If you’ve fallen behind on a few car payments lately, your neighbor might be reporting you, not to your bank but to one of two companies, for profit. Two ‘data’ companies are paying people to report license plates of cars parked in their neighborhood. One is doing so with the intent of reselling the data to lenders who can then more easily repossess cars. The other claims to use collected data to find missing children, though their whole business model seems kind of creepy. Is there a mobile app for all that? No, but there could be.
Who Are They; What Are They Doing?
The two companies in question, as reported by MSNBC’s Red Tape blog, are Narc Technologies, Inc., and Data Network Affiliates. A quick online check shows that Narc Technologies main website is under construction, but they have NarcThatCar up and running, which explains how the finking process works. The site even goes so far as to say you can treat “narc cars” as a business opportunity and also sign up clients to work under you. I.e., multi-level marketing. (Narc Technologies, by the way, has an F-rating with BBB in Dallas, TX, partly due to a total of 13 complaints filed”). The other company, Data Network Affiliates (DNA), is also based on an MLM structure, but claim that their data is to aid in finding missing children. DNA has no signup fee, but apparently they recommend people spend over $100 for reporting software, to ease the process.
Neither apparently pays all that much ($2/20 cars for DNA), but they try to push the MLM angle to get signees to invite friends and family to do the same, thereby supposedly increasing earning potential. Does this even hold water, though? If your friends, family and neighbors also turn to finking for dollars, how many times will these companies accept the same license plate data before they stop paying? What about people who are just visiting in the neighborhood? That means a lot of potentially false data.
How to Improve the Crowdsourced Repo Process
For either company, if they want to reduce false reporting and make it easy for finks, they could learn a lesson from location-based apps such as Foursquare, Stuck or MyTown. Offer a location-sharing app for various smartphones that would allow registered users to report more easily. Finks could use the app to snap pics of a car and its license plate, then “check in”. The app would automatically determine the location from the smartphone’s GPS features. Simple. Everyone who is sitting at home unemployed could go around the neighborhood snapping and reporting every car. When they run out of cars, they could go troll in other neighborhoods, and maybe someone there using a different app could report on “stalkers in the neighborhood” who are taking pictures of people’s cars.
Of course, my sarcasm is unwarranted, depending on your viewpoint. There’s obviously value in such an app, if it were to help in finding missing children. However, I believe that there are better ways to do this than for monetary value, especially on an MLM-basis. Data Network Affiliates’ website just smacks of profiting on the supposed principle of social good. (Ok, maybe they just can’t afford a better website design. Have they considered selling their data to Narc Technologies?)

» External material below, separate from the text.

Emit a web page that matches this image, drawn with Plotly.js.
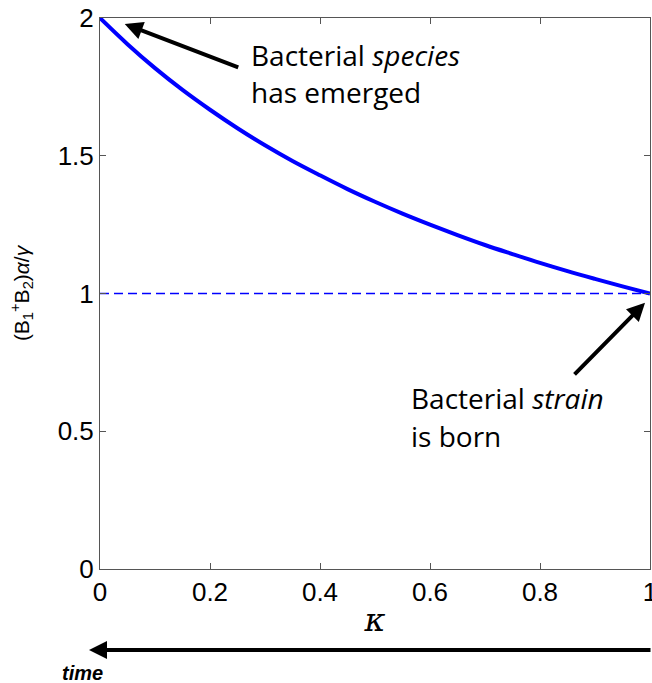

In all seriousness, crowdsourcing reportage of suspicious activity — especially related to cars — has some potential. However, if mobile location-sharing apps existed for this purpose, would people show restraint? If not, the aggregated data stream might simply disintegrate into useless noise, negating any potential value. Do you think apps like this have a place in society? What checks and bounds could be put into place to ensure they’re not abused? Should there be any profit for app users?